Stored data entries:
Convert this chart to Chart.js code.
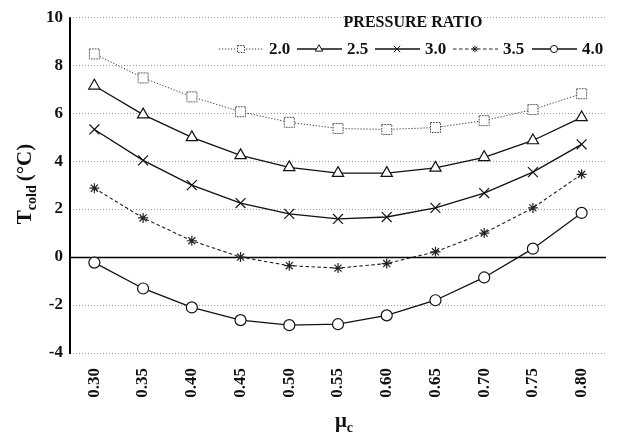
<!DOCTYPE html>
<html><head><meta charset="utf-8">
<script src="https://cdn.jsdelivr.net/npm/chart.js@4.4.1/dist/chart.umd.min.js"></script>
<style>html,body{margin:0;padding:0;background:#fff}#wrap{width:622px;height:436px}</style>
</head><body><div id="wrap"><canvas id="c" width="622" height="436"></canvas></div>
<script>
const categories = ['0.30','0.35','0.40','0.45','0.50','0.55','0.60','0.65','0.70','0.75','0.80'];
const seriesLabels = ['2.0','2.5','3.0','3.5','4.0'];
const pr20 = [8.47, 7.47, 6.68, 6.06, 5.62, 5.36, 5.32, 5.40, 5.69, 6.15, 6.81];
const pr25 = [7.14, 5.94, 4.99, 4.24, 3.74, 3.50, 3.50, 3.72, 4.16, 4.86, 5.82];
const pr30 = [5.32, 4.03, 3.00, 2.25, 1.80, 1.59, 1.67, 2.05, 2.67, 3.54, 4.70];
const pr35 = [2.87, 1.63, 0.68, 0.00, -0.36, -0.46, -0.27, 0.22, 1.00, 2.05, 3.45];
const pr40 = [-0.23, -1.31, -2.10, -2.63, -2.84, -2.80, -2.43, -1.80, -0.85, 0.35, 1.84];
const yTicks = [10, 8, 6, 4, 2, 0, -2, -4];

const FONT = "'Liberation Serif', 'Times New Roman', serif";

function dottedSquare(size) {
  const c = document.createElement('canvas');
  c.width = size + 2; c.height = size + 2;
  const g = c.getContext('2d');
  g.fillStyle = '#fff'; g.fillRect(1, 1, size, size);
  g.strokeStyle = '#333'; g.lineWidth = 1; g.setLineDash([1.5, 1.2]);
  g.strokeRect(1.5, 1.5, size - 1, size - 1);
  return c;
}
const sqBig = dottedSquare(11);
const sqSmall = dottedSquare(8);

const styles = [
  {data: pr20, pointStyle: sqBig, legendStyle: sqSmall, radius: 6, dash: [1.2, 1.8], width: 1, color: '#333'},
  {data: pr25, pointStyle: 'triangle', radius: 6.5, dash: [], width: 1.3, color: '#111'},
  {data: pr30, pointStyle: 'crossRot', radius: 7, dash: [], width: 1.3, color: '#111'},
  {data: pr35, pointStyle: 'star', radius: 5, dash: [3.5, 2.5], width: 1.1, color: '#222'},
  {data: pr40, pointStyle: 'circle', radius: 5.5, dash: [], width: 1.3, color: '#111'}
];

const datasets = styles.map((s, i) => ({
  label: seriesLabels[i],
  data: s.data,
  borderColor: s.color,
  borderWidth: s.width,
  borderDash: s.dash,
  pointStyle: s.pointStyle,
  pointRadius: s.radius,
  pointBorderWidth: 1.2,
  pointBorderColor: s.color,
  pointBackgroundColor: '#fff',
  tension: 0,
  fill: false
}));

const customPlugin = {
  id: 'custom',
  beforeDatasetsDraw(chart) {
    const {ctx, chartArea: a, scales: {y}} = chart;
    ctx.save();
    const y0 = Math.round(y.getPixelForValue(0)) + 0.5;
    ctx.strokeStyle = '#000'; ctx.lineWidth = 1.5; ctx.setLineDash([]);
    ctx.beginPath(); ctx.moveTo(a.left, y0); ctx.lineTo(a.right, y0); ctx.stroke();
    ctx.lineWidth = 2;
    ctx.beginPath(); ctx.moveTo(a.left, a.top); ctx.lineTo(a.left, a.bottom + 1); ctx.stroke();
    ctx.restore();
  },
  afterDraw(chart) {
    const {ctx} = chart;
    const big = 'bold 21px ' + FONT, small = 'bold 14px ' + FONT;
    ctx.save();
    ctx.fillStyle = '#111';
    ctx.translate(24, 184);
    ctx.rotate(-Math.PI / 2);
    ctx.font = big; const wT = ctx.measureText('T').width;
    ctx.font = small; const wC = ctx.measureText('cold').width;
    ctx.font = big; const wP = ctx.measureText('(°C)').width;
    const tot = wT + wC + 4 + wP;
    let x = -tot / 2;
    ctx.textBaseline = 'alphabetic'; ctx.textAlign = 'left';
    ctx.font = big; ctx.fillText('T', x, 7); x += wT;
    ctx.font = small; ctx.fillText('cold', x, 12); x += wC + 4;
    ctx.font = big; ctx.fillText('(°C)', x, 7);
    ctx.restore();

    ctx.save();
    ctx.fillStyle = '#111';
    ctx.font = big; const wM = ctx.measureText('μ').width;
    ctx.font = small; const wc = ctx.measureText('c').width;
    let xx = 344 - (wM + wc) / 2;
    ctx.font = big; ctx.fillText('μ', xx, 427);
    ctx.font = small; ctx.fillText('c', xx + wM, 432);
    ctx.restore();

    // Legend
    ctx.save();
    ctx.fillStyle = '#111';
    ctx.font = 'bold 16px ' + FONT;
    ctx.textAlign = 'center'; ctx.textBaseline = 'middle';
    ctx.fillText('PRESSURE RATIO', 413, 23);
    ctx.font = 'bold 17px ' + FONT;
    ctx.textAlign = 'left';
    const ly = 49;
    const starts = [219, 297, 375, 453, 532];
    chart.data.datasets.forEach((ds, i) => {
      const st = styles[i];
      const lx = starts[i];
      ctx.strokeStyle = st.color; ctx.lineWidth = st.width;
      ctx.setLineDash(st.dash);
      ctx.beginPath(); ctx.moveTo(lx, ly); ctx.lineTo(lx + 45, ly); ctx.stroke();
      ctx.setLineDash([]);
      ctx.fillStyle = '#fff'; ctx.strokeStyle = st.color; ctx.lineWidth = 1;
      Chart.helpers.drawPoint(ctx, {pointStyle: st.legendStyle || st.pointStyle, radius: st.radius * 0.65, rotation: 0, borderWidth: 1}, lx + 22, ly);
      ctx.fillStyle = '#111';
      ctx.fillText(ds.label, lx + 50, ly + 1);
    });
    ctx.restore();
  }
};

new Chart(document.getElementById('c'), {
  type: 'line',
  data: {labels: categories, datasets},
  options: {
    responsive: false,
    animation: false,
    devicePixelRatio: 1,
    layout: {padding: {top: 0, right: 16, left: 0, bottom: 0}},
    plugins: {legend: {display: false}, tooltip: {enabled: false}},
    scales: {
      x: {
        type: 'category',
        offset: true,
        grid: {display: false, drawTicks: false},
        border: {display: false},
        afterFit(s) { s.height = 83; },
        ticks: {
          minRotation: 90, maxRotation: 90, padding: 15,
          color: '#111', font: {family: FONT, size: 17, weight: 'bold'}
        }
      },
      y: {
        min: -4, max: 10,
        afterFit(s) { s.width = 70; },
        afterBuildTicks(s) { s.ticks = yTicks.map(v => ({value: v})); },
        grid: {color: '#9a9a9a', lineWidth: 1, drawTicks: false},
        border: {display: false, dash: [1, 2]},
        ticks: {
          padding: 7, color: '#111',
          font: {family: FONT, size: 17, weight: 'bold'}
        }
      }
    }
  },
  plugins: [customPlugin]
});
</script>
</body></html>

---

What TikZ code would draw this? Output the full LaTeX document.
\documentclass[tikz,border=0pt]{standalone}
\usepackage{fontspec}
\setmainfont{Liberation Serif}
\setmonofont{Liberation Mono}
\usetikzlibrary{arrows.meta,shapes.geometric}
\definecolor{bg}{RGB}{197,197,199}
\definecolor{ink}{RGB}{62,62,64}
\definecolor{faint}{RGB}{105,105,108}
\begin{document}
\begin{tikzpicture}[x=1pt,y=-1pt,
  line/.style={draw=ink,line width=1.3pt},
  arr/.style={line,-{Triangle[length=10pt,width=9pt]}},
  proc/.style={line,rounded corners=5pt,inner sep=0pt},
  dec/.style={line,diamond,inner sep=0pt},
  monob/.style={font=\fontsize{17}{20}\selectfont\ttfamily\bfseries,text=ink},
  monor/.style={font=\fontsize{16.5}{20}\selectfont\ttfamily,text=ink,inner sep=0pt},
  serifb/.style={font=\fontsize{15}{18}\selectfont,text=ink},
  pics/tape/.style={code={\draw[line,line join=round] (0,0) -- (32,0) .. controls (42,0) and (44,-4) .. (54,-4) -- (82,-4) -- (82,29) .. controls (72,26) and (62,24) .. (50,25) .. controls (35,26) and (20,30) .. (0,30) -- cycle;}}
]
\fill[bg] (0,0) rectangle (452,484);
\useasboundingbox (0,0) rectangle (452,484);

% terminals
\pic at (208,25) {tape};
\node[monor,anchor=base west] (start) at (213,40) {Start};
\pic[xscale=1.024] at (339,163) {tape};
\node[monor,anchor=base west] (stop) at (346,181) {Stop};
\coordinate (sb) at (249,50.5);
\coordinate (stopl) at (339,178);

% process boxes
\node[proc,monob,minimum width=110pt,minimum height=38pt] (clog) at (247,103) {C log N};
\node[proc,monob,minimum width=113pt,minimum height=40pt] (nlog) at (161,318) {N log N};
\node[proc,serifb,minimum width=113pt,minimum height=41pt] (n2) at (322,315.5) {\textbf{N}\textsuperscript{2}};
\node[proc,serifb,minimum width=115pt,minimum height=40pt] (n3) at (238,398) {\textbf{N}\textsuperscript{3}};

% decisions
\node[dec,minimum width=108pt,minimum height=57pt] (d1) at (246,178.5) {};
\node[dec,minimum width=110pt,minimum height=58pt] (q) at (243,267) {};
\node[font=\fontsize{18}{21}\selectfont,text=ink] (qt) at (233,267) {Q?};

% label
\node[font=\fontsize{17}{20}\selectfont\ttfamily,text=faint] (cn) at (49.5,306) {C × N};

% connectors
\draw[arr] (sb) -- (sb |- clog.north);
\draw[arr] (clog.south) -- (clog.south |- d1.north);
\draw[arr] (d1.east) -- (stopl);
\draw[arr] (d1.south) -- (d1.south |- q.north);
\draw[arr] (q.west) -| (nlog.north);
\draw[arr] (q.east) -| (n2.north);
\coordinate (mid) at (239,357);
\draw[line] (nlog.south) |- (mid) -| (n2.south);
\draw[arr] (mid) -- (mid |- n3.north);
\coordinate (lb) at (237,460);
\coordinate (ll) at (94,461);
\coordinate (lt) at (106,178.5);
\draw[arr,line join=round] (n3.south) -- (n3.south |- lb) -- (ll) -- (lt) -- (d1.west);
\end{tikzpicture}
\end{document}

---

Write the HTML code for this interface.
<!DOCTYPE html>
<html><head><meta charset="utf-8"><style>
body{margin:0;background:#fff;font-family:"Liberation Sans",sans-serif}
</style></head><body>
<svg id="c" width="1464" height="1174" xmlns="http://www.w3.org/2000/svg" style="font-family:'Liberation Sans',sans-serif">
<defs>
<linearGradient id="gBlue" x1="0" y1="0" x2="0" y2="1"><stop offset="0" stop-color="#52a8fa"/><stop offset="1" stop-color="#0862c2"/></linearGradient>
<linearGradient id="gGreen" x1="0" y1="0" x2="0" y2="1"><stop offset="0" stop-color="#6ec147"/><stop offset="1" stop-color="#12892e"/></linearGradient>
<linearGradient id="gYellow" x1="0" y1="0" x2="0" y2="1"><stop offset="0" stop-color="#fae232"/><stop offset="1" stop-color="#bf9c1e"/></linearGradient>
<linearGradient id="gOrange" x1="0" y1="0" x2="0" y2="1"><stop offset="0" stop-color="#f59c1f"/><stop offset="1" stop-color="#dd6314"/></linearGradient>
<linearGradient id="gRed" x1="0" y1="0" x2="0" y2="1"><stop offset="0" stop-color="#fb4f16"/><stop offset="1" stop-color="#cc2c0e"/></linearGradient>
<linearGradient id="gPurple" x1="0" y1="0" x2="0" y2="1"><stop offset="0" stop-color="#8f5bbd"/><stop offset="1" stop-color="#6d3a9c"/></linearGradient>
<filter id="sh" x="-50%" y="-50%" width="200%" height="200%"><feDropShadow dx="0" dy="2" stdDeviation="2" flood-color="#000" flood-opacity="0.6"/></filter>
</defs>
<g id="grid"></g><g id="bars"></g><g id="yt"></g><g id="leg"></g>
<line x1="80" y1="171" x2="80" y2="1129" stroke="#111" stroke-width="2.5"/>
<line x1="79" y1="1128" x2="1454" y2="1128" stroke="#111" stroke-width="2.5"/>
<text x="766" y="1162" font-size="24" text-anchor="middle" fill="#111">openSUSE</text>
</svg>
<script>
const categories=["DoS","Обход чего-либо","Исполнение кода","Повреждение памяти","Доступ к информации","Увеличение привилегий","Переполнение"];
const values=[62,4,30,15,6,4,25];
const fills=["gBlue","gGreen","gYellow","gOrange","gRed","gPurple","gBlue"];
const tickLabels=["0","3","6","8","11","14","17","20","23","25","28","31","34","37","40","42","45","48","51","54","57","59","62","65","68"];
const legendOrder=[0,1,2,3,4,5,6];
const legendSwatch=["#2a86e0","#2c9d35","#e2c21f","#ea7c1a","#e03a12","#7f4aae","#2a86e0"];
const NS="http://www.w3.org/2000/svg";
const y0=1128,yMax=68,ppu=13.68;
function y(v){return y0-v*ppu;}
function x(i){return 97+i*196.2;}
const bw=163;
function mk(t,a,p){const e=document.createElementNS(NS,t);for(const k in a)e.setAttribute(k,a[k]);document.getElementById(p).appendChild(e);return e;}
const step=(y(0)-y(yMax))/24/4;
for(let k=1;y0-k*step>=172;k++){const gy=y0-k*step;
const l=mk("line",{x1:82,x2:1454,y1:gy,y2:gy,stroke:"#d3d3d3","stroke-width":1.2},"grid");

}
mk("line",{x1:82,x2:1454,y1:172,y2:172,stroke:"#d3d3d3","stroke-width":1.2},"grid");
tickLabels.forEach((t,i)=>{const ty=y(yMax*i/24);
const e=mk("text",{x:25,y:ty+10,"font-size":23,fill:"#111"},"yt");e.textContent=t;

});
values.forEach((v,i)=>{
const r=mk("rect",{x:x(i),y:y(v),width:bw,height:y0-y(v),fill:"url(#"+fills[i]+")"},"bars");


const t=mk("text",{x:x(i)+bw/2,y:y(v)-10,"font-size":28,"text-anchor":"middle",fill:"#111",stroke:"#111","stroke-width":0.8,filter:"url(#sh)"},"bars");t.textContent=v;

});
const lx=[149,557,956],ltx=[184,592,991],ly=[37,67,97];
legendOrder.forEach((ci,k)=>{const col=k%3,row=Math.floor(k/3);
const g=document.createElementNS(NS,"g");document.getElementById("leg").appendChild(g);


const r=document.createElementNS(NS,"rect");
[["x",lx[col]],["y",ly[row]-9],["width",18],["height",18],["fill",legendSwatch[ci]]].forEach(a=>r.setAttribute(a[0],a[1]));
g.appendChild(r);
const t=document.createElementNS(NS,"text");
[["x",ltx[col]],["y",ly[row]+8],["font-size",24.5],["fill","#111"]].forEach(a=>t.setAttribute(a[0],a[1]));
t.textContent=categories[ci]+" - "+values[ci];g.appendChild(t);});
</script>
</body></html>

## TASK GOAL
Start at the line that contains "Convert this chart to Chart.js code.", stop at the line that contains "const sqSmall = dottedSquare(8);", and reproduce each line in that stretch exactly. Pictures are excluded.

## THE COMPLETED TASK
Convert this chart to Chart.js code.
<!DOCTYPE html>
<html><head><meta charset="utf-8">
<script src="https://cdn.jsdelivr.net/npm/chart.js@4.4.1/dist/chart.umd.min.js"></script>
<style>html,body{margin:0;padding:0;background:#fff}#wrap{width:622px;height:436px}</style>
</head><body><div id="wrap"><canvas id="c" width="622" height="436"></canvas></div>
<script>
const categories = ['0.30','0.35','0.40','0.45','0.50','0.55','0.60','0.65','0.70','0.75','0.80'];
const seriesLabels = ['2.0','2.5','3.0','3.5','4.0'];
const pr20 = [8.47, 7.47, 6.68, 6.06, 5.62, 5.36, 5.32, 5.40, 5.69, 6.15, 6.81];
const pr25 = [7.14, 5.94, 4.99, 4.24, 3.74, 3.50, 3.50, 3.72, 4.16, 4.86, 5.82];
const pr30 = [5.32, 4.03, 3.00, 2.25, 1.80, 1.59, 1.67, 2.05, 2.67, 3.54, 4.70];
const pr35 = [2.87, 1.63, 0.68, 0.00, -0.36, -0.46, -0.27, 0.22, 1.00, 2.05, 3.45];
const pr40 = [-0.23, -1.31, -2.10, -2.63, -2.84, -2.80, -2.43, -1.80, -0.85, 0.35, 1.84];
const yTicks = [10, 8, 6, 4, 2, 0, -2, -4];

const FONT = "'Liberation Serif', 'Times New Roman', serif";

function dottedSquare(size) {
  const c = document.createElement('canvas');
  c.width = size + 2; c.height = size + 2;
  const g = c.getContext('2d');
  g.fillStyle = '#fff'; g.fillRect(1, 1, size, size);
  g.strokeStyle = '#333'; g.lineWidth = 1; g.setLineDash([1.5, 1.2]);
  g.strokeRect(1.5, 1.5, size - 1, size - 1);
  return c;
}
const sqBig = dottedSquare(11);
const sqSmall = dottedSquare(8);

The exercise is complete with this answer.